On a related note:  Hey, Maggie!  Hey.  What up, Mags.  You're a tacky, selfish, fake, name-dropping princess and control freak; you don't deserve a dollar of the success you've snaked from other employees, their ideas for improvement, or the way they've been dropping like flies from your department for years.  Speaking of department, I think Nancy flushed the integrity of that down the toilet long ago, because I seriously wouldn't be surprised if I saw her on the news for getting trapped on an escalator.  My own boss didn't see a fraction of what you did, and you knew he wouldn't because he was busy with engineering.  So there's a special "fuck you," just for you, cupcake -- that's for predicting that my boss wouldn't see what you were doing.
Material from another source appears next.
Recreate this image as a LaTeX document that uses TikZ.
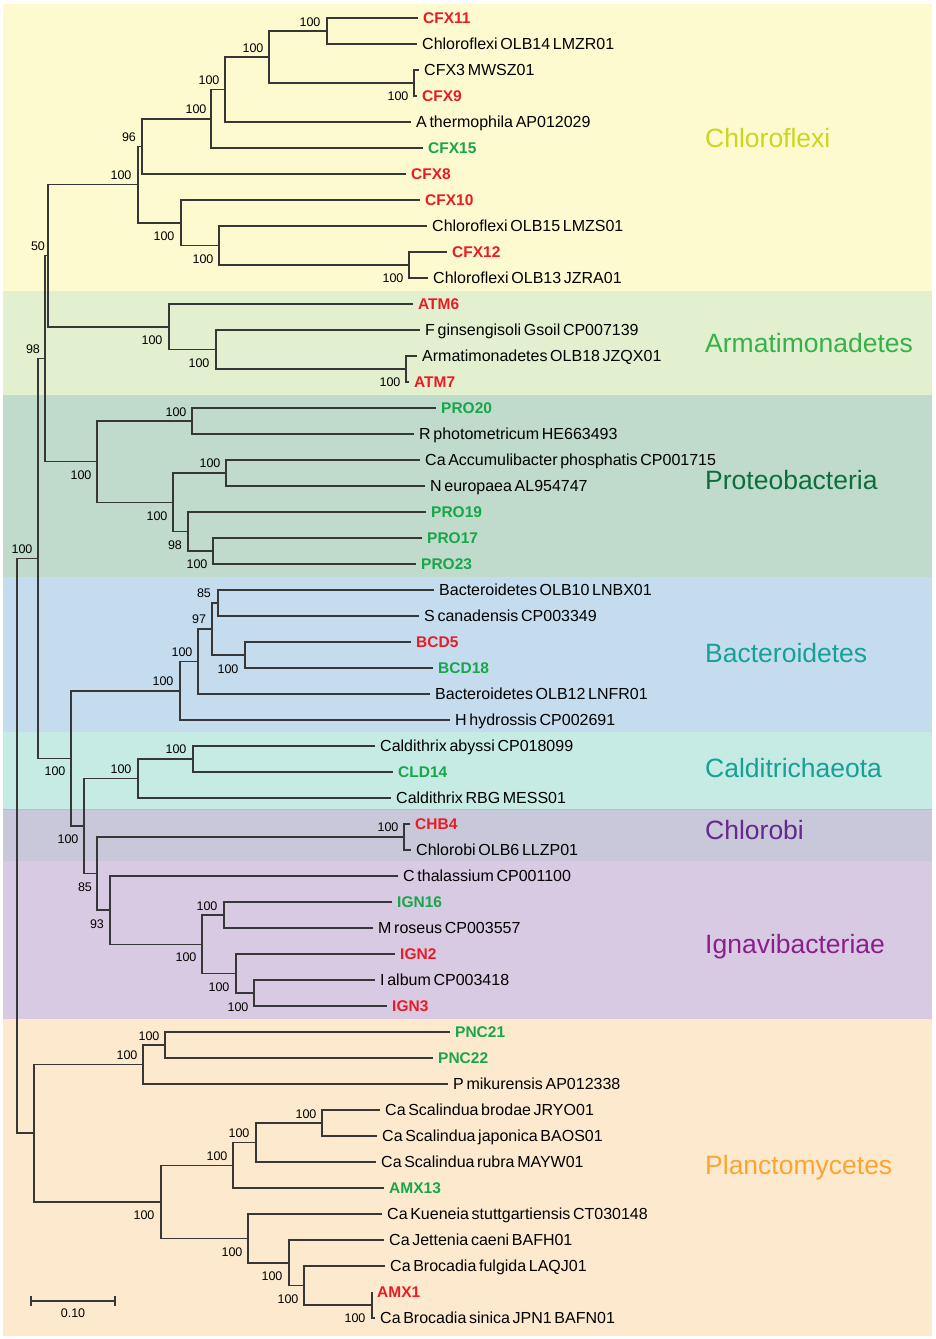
\documentclass[tikz,border=0pt]{standalone}
\usepackage{fontspec}
\setmainfont{Liberation Sans}[WordSpace=0.6]
\definecolor{treec}{RGB}{55,55,55}
\definecolor{lred}{RGB}{232,28,36}
\definecolor{lgreen}{RGB}{24,166,74}
\definecolor{bgchl}{RGB}{253,250,207}
\definecolor{bgarm}{RGB}{227,240,208}
\definecolor{bgpro}{RGB}{192,218,204}
\definecolor{bgbac}{RGB}{196,220,238}
\definecolor{bgcal}{RGB}{198,234,228}
\definecolor{bgcho}{RGB}{200,200,218}
\definecolor{bgign}{RGB}{217,202,228}
\definecolor{bgpla}{RGB}{253,234,206}
\definecolor{tchl}{RGB}{204,214,30}
\definecolor{tarm}{RGB}{52,178,72}
\definecolor{tpro}{RGB}{12,110,60}
\definecolor{tbac}{RGB}{22,160,150}
\definecolor{tcho}{RGB}{102,40,140}
\definecolor{tign}{RGB}{140,30,140}
\definecolor{tpla}{RGB}{250,165,50}
\definecolor{sepline}{RGB}{168,196,200}
\begin{document}
\begin{tikzpicture}[x=1pt,y=-1pt,
  tree/.style={draw=treec,line width=1.5pt},
  leaf/.style={anchor=west,inner xsep=5pt,inner ysep=0pt,text height=11pt,text depth=0pt,font=\fontsize{16}{17}\selectfont},
  lb/.style={leaf,text=black},
  lr/.style={leaf,text=lred,font=\fontsize{15.5}{16}\selectfont\bfseries},
  lg/.style={leaf,text=lgreen,font=\fontsize{15.5}{16}\selectfont\bfseries},
  bs/.style={inner sep=0pt,text height=9pt,text depth=0pt,font=\fontsize{12.5}{13}\selectfont,text=black},
  grp/.style={anchor=base west,inner sep=0pt,font=\fontsize{26.5}{28}\selectfont}]
\useasboundingbox (0,0) rectangle (935,1339);
\fill[white] (0,0) rectangle (935,1339);
% background bands
\fill[bgchl] (3,4) rectangle (932,291);
\fill[bgarm] (3,291) rectangle (932,395);
\fill[bgpro] (3,395) rectangle (932,577);
\fill[bgbac] (3,577) rectangle (932,732);
\fill[bgcal] (3,732) rectangle (932,809);
\fill[bgcho] (3,809) rectangle (932,861);
\fill[bgign] (3,861) rectangle (932,1019);
\fill[bgpla] (3,1019) rectangle (932,1336);
\draw[sepline,line width=1pt] (3,809) -- (932,809);
% group labels
\node[grp,text=tchl] (gchl) at (705,147) {Chloroflexi};
\node[grp,text=tarm] (garm) at (705,352) {Armatimonadetes};
\node[grp,text=tpro] (gpro) at (705,489) {Proteobacteria};
\node[grp,text=tbac] (gbac) at (705,662) {Bacteroidetes};
\node[grp,text=tbac] (gcal) at (705,777) {Calditrichaeota};
\node[grp,text=tcho] (gcho) at (705,839) {Chlorobi};
\node[grp,text=tign] (gign) at (705,953) {Ignavibacteriae};
\node[grp,text=tpla] (gpla) at (705,1174) {Planctomycetes};
% leaves
\node[lr] (l1) at (418,18) {CFX11};
\node[lb] (l2) at (417,44) {Chloroflexi OLB14 LMZR01};
\node[lb] (l3) at (419,70) {CFX3 MWSZ01};
\node[lr] (l4) at (417,96) {CFX9};
\node[lb] (l5) at (411,122) {A thermophila AP012029};
\node[lg] (l6) at (423,148) {CFX15};
\node[lr] (l7) at (406,174) {CFX8};
\node[lr] (l8) at (420,200) {CFX10};
\node[lb] (l9) at (427,226) {Chloroflexi OLB15 LMZS01};
\node[lr] (l10) at (447,252) {CFX12};
\node[lb] (l11) at (428,278) {Chloroflexi OLB13 JZRA01};
\node[lr] (l12) at (413,304) {ATM6};
\node[lb] (l13) at (420,330) {F ginsengisoli Gsoil CP007139};
\node[lb] (l14) at (417,356) {Armatimonadetes OLB18 JZQX01};
\node[lr] (l15) at (409,382) {ATM7};
\node[lg] (l16) at (436,408) {PRO20};
\node[lb] (l17) at (414,434) {R photometricum HE663493};
\node[lb] (l18) at (420,460) {Ca Accumulibacter phosphatis CP001715};
\node[lb] (l19) at (425,486) {N europaea AL954747};
\node[lg] (l20) at (426,512) {PRO19};
\node[lg] (l21) at (422,538) {PRO17};
\node[lg] (l22) at (416,564) {PRO23};
\node[lb] (l23) at (434,590) {Bacteroidetes OLB10 LNBX01};
\node[lb] (l24) at (419,616) {S canadensis CP003349};
\node[lr] (l25) at (411,642) {BCD5};
\node[lg] (l26) at (433,668) {BCD18};
\node[lb] (l27) at (430,694) {Bacteroidetes OLB12 LNFR01};
\node[lb] (l28) at (450,720) {H hydrossis CP002691};
\node[lb] (l29) at (375,746) {Caldithrix abyssi CP018099};
\node[lg] (l30) at (393,772) {CLD14};
\node[lb] (l31) at (391,798) {Caldithrix RBG MESS01};
\node[lr] (l32) at (410,824) {CHB4};
\node[lb] (l33) at (411,850) {Chlorobi OLB6 LLZP01};
\node[lb] (l34) at (398,876) {C thalassium CP001100};
\node[lg] (l35) at (392,902) {IGN16};
\node[lb] (l36) at (373,928) {M roseus CP003557};
\node[lr] (l37) at (395,954) {IGN2};
\node[lb] (l38) at (375,980) {I album CP003418};
\node[lr] (l39) at (387,1006) {IGN3};
\node[lg] (l40) at (450,1032) {PNC21};
\node[lg] (l41) at (433,1058) {PNC22};
\node[lb] (l42) at (448,1084) {P mikurensis AP012338};
\node[lb] (l43) at (380,1110) {Ca Scalindua brodae JRYO01};
\node[lb] (l44) at (377,1136) {Ca Scalindua japonica BAOS01};
\node[lb] (l45) at (376,1162) {Ca Scalindua rubra MAYW01};
\node[lg] (l46) at (384,1188) {AMX13};
\node[lb] (l47) at (382,1214) {Ca Kueneia stuttgartiensis CT030148};
\node[lb] (l48) at (384,1240) {Ca Jettenia caeni BAFH01};
\node[lb] (l49) at (385,1266) {Ca Brocadia fulgida LAQJ01};
\node[lr] (l50) at (372,1292) {AMX1};
\node[lb] (l51) at (375,1318) {Ca Brocadia sinica JPN1 BAFN01};
% internal nodes
\coordinate (nA) at (327,31);
\coordinate (nB) at (414,83);
\coordinate (nC) at (269,57);
\coordinate (nD) at (225,89.5);
\coordinate (nE) at (211,118.75);
\coordinate (nF) at (142,146.4);
\coordinate (nI) at (409,265);
\coordinate (nH) at (219,245.5);
\coordinate (nG) at (181,222.75);
\coordinate (nJ) at (138,184.6);
\coordinate (nP) at (406,369);
\coordinate (nO) at (216,349.5);
\coordinate (nN) at (169,326.75);
\coordinate (nK) at (48,255.7);
\coordinate (nQ) at (192,421);
\coordinate (nT) at (226,473);
\coordinate (nV) at (213,551);
\coordinate (nU) at (188,531.5);
\coordinate (nS) at (173,502.25);
\coordinate (nR) at (97,461.6);
\coordinate (nL) at (45,358.6);
\coordinate (nAB) at (218,603);
\coordinate (nAC) at (245,655);
\coordinate (nAA) at (212,629);
\coordinate (nZ) at (198,661.5);
\coordinate (nX) at (180,690.75);
\coordinate (nAE) at (193,759);
\coordinate (nAD) at (138,778.5);
\coordinate (nAH) at (404,837);
\coordinate (nAJ) at (224,915);
\coordinate (nAL) at (254,993);
\coordinate (nAK) at (236,973.5);
\coordinate (nAI) at (202,944.25);
\coordinate (nAG) at (110,910.1);
\coordinate (nAF) at (97,873.6);
\coordinate (nY) at (84,826);
\coordinate (nW) at (71,758.4);
\coordinate (nM) at (38,558.5);
\coordinate (nAO) at (165,1045);
\coordinate (nAN) at (143,1064.5);
\coordinate (nAS) at (322,1123);
\coordinate (nAR) at (256,1142.5);
\coordinate (nAQ) at (233,1165.25);
\coordinate (nAX) at (372,1305);
\coordinate (nAW) at (304,1285.5);
\coordinate (nAV) at (289,1262.75);
\coordinate (nAU) at (248,1238.4);
\coordinate (nAP) at (161,1201.8);
\coordinate (nAM) at (34,1133.2);
\coordinate (nRoot) at (17,845.8);
% branches
\draw[tree] (l1.west) -| (nA) |- (l2.west);
\draw[tree] (l3.west) -| (nB) |- (l4.west);
\draw[tree] (nA) -| (nC) |- (nB);
\draw[tree] (nC) -| (nD) |- (l5.west);
\draw[tree] (nD) -| (nE) |- (l6.west);
\draw[tree] (nE) -| (nF) |- (l7.west);
\draw[tree] (l10.west) -| (nI) |- (l11.west);
\draw[tree] (l9.west) -| (nH) |- (nI);
\draw[tree] (l8.west) -| (nG) |- (nH);
\draw[tree] (nF) -| (nJ) |- (nG);
\draw[tree] (l14.west) -| (nP) |- (l15.west);
\draw[tree] (l13.west) -| (nO) |- (nP);
\draw[tree] (l12.west) -| (nN) |- (nO);
\draw[tree] (nJ) -| (nK) |- (nN);
\draw[tree] (l16.west) -| (nQ) |- (l17.west);
\draw[tree] (l18.west) -| (nT) |- (l19.west);
\draw[tree] (l21.west) -| (nV) |- (l22.west);
\draw[tree] (l20.west) -| (nU) |- (nV);
\draw[tree] (nT) -| (nS) |- (nU);
\draw[tree] (nQ) -| (nR) |- (nS);
\draw[tree] (nK) -| (nL) |- (nR);
\draw[tree] (l23.west) -| (nAB) |- (l24.west);
\draw[tree] (l25.west) -| (nAC) |- (l26.west);
\draw[tree] (nAB) -| (nAA) |- (nAC);
\draw[tree] (nAA) -| (nZ) |- (l27.west);
\draw[tree] (nZ) -| (nX) |- (l28.west);
\draw[tree] (l29.west) -| (nAE) |- (l30.west);
\draw[tree] (nAE) -| (nAD) |- (l31.west);
\draw[tree] (l32.west) -| (nAH) |- (l33.west);
\draw[tree] (l35.west) -| (nAJ) |- (l36.west);
\draw[tree] (l38.west) -| (nAL) |- (l39.west);
\draw[tree] (l37.west) -| (nAK) |- (nAL);
\draw[tree] (nAJ) -| (nAI) |- (nAK);
\draw[tree] (l34.west) -| (nAG) |- (nAI);
\draw[tree] (nAH) -| (nAF) |- (nAG);
\draw[tree] (nAD) -| (nY) |- (nAF);
\draw[tree] (nX) -| (nW) |- (nY);
\draw[tree] (nL) -| (nM) |- (nW);
\draw[tree] (l40.west) -| (nAO) |- (l41.west);
\draw[tree] (nAO) -| (nAN) |- (l42.west);
\draw[tree] (l43.west) -| (nAS) |- (l44.west);
\draw[tree] (nAS) -| (nAR) |- (l45.west);
\draw[tree] (nAR) -| (nAQ) |- (l46.west);
\draw[tree] (l50.west) -| (nAX) |- (l51.west);
\draw[tree] (l49.west) -| (nAW) |- (nAX);
\draw[tree] (l48.west) -| (nAV) |- (nAW);
\draw[tree] (l47.west) -| (nAU) |- (nAV);
\draw[tree] (nAQ) -| (nAP) |- (nAU);
\draw[tree] (nAN) -| (nAM) |- (nAP);
\draw[tree] (nM) -| (nRoot) |- (nAM);
% bootstrap values
\node[bs] (bA) at (310,22) {100};
\node[bs] (bB) at (398,96) {100};
\node[bs] (bC) at (253,48) {100};
\node[bs] (bD) at (209,80) {100};
\node[bs] (bE) at (196,109) {100};
\node[bs] (bF) at (129,137) {96};
\node[bs] (bI) at (393,278) {100};
\node[bs] (bH) at (203,259) {100};
\node[bs] (bG) at (164,236) {100};
\node[bs] (bJ) at (121,175) {100};
\node[bs] (bP) at (390,382) {100};
\node[bs] (bO) at (199,363) {100};
\node[bs] (bN) at (152,340) {100};
\node[bs] (bK) at (38,246) {50};
\node[bs] (bQ) at (176,412) {100};
\node[bs] (bT) at (210,463) {100};
\node[bs] (bV) at (197,564) {100};
\node[bs] (bU) at (175,545) {98};
\node[bs] (bS) at (157,516) {100};
\node[bs] (bR) at (81,475) {100};
\node[bs] (bL) at (33,349) {98};
\node[bs] (bAB) at (204,593) {85};
\node[bs] (bAC) at (228,669) {100};
\node[bs] (bAA) at (199,619) {97};
\node[bs] (bZ) at (182,652) {100};
\node[bs] (bX) at (163,681) {100};
\node[bs] (bAE) at (176,749) {100};
\node[bs] (bAD) at (121,769) {100};
\node[bs] (bAH) at (388,827) {100};
\node[bs] (bAJ) at (207,906) {100};
\node[bs] (bAL) at (238,1007) {100};
\node[bs] (bAK) at (219,987) {100};
\node[bs] (bAI) at (186,957) {100};
\node[bs] (bAG) at (97,924) {93};
\node[bs] (bAF) at (85,887) {85};
\node[bs] (bY) at (68,839) {100};
\node[bs] (bW) at (55,771) {100};
\node[bs] (bM) at (22,549) {100};
\node[bs] (bAO) at (149,1036) {100};
\node[bs] (bAN) at (127,1055) {100};
\node[bs] (bAS) at (306,1114) {100};
\node[bs] (bAR) at (239,1133) {100};
\node[bs] (bAQ) at (217,1156) {100};
\node[bs] (bAX) at (355,1318) {100};
\node[bs] (bAW) at (288,1299) {100};
\node[bs] (bAV) at (272,1276) {100};
\node[bs] (bAU) at (232,1252) {100};
\node[bs] (bAP) at (144,1215) {100};
% scale bar
\coordinate (sb1) at (31,1301);
\coordinate (sb2) at (115,1301);
\draw[treec,line width=1.5pt] (sb1) -- (sb2);
\draw[treec,line width=1.5pt] ([yshift=-5pt]sb1) -- ([yshift=5pt]sb1);
\draw[treec,line width=1.5pt] ([yshift=-5pt]sb2) -- ([yshift=5pt]sb2);
\node[bs] (sbl) at (73,1313) {0.10};
\end{tikzpicture}
\end{document}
Also, Rachel deserves a raise... better yet, give her paid time off for her cancer treatments.  At least let her work from home if she wants to; everyone thinks the whole company is a careless bastard for not giving her everything she needs.  

But it's you, Maggie, who has successfully alienated every single team in that building and within headquarters in Bloomington.  Congrats:  You're the coldest, unhappiest, and lowest person that two thousand people have ever met!  You've won, finally!  We've all watched you work really hard to win at something.  Is looking in the bathroom mirror worth it now?  I sure diddly-do hope so.

God, it feels good to finally be able to write about that place.  I was censored (yes, management used the word "censor") in my other blog; I wasn't even allowed to complain about not talking about work. 

I did my idiotic dance for you idiotic people.  Yes, the medical device industry should be a noble, ethical, and stable work environment -- it isn't.  I'm glad I left you high and dry; I'm just sorry that it wasn't from job responsibilities more "important" than mine, because then I could've left everything pretty messed up.  Instead, I just left an ugly, beige cubicle.  Oh, that's right, and other things that were trying to suck the soul out of me.

But now, I bust my ass for what I do instead of being a marionette puppet pretending to care about millionaires, and it's more satisfying for me to make $95 after tip-out and food for five hours of actual work than it used to be to present a flawless draft for someone who'd just run it up the political flag-pole.  I control my job now.  I manage my customers.  I've learned how to dance -- just not how others wanted me to.